[BEGIN Stored data]

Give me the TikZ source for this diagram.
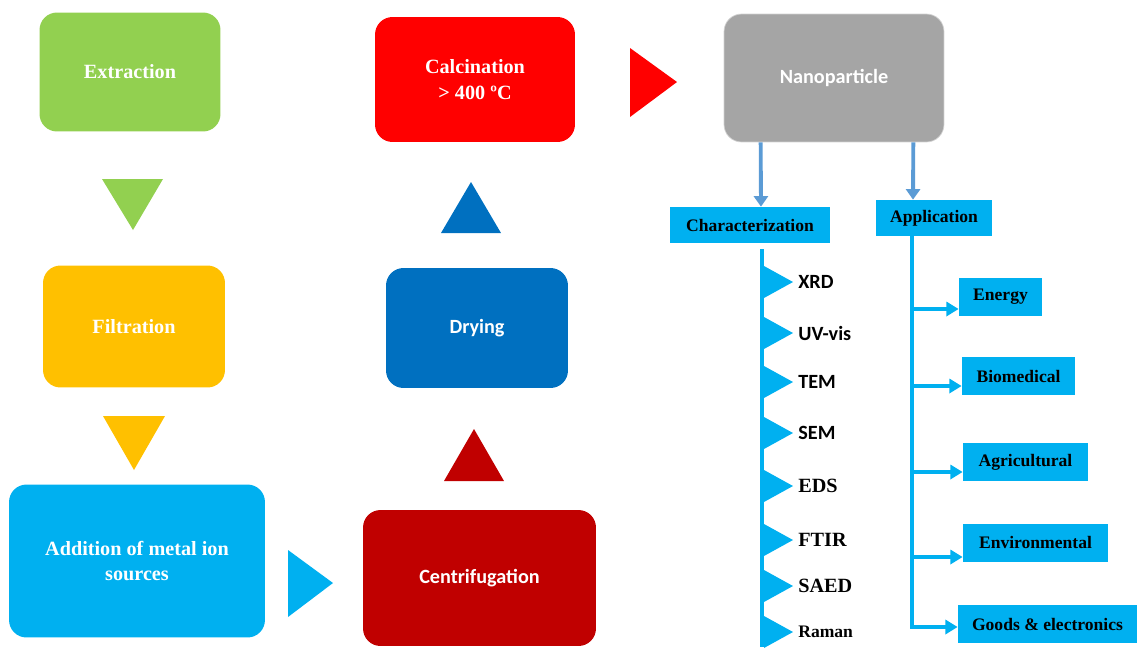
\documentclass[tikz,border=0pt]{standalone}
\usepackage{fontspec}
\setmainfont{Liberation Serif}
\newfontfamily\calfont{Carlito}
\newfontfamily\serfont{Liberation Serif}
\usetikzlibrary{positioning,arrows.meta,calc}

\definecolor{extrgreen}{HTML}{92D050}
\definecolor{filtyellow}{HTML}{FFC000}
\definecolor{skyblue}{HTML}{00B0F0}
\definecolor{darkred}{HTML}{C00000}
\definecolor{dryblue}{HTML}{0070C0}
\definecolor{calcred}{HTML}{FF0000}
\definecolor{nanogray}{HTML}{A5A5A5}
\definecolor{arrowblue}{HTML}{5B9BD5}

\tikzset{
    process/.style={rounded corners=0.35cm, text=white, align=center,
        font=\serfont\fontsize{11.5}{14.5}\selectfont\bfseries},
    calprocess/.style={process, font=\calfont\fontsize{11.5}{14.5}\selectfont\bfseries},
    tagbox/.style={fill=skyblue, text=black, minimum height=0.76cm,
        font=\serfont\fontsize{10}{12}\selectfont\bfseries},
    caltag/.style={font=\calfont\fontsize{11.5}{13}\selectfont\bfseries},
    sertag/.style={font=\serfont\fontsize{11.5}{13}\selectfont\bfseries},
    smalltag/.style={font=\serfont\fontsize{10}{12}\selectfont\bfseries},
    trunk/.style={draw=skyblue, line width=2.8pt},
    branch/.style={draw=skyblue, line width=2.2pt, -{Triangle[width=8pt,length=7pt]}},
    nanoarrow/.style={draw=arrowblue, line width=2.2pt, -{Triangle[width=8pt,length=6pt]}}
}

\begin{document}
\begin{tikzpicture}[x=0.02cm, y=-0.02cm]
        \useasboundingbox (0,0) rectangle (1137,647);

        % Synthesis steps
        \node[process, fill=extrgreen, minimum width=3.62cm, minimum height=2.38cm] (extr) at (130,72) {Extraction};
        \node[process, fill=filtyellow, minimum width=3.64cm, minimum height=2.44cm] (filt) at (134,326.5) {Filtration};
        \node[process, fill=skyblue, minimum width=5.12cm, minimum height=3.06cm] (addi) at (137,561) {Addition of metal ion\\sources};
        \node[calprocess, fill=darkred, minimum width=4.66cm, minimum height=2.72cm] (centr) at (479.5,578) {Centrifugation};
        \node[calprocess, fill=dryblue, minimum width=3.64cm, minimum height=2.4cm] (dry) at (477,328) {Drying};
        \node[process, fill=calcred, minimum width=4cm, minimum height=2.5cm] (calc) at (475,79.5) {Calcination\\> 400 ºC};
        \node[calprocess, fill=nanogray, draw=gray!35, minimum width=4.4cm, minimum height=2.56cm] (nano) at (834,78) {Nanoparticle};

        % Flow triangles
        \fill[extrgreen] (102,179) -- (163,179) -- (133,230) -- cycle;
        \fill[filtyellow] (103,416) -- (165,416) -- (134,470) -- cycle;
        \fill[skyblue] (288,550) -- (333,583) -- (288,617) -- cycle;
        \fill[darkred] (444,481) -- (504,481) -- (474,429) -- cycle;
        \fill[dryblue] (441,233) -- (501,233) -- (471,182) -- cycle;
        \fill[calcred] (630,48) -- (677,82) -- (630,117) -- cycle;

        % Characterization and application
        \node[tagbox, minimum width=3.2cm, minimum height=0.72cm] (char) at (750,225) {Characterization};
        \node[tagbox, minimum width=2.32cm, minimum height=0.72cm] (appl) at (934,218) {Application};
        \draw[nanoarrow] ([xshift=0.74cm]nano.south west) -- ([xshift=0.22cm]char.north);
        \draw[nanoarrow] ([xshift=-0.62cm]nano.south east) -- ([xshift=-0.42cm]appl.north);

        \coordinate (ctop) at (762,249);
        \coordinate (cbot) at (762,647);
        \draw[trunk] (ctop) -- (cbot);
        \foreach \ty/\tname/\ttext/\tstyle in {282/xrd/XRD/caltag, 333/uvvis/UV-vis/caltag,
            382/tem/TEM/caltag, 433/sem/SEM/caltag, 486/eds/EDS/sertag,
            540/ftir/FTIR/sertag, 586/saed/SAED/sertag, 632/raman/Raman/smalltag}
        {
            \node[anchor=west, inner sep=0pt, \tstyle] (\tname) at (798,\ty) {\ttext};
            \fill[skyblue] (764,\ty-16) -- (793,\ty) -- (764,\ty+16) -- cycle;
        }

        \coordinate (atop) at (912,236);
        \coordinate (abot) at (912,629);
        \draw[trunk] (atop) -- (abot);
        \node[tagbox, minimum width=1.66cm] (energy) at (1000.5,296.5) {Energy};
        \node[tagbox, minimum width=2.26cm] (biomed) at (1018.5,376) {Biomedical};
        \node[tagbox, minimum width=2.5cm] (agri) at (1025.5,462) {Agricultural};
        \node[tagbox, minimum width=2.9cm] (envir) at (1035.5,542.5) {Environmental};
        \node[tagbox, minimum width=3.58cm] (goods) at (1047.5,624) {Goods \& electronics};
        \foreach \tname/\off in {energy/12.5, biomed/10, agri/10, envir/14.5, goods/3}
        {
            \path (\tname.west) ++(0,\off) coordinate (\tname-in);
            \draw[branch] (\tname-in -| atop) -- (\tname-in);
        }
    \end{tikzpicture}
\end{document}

[END Stored data]

◆ **Exercise task**
Restate, line by line and word for word, everything from the top of the material through the line that contains "(0,0) rectangle (1137,647);". Leave pictures out.

◆ **Answer for the task**
Give me the TikZ source for this diagram.
\documentclass[tikz,border=0pt]{standalone}
\usepackage{fontspec}
\setmainfont{Liberation Serif}
\newfontfamily\calfont{Carlito}
\newfontfamily\serfont{Liberation Serif}
\usetikzlibrary{positioning,arrows.meta,calc}

\definecolor{extrgreen}{HTML}{92D050}
\definecolor{filtyellow}{HTML}{FFC000}
\definecolor{skyblue}{HTML}{00B0F0}
\definecolor{darkred}{HTML}{C00000}
\definecolor{dryblue}{HTML}{0070C0}
\definecolor{calcred}{HTML}{FF0000}
\definecolor{nanogray}{HTML}{A5A5A5}
\definecolor{arrowblue}{HTML}{5B9BD5}

\tikzset{
    process/.style={rounded corners=0.35cm, text=white, align=center,
        font=\serfont\fontsize{11.5}{14.5}\selectfont\bfseries},
    calprocess/.style={process, font=\calfont\fontsize{11.5}{14.5}\selectfont\bfseries},
    tagbox/.style={fill=skyblue, text=black, minimum height=0.76cm,
        font=\serfont\fontsize{10}{12}\selectfont\bfseries},
    caltag/.style={font=\calfont\fontsize{11.5}{13}\selectfont\bfseries},
    sertag/.style={font=\serfont\fontsize{11.5}{13}\selectfont\bfseries},
    smalltag/.style={font=\serfont\fontsize{10}{12}\selectfont\bfseries},
    trunk/.style={draw=skyblue, line width=2.8pt},
    branch/.style={draw=skyblue, line width=2.2pt, -{Triangle[width=8pt,length=7pt]}},
    nanoarrow/.style={draw=arrowblue, line width=2.2pt, -{Triangle[width=8pt,length=6pt]}}
}

\begin{document}
\begin{tikzpicture}[x=0.02cm, y=-0.02cm]
        \useasboundingbox (0,0) rectangle (1137,647);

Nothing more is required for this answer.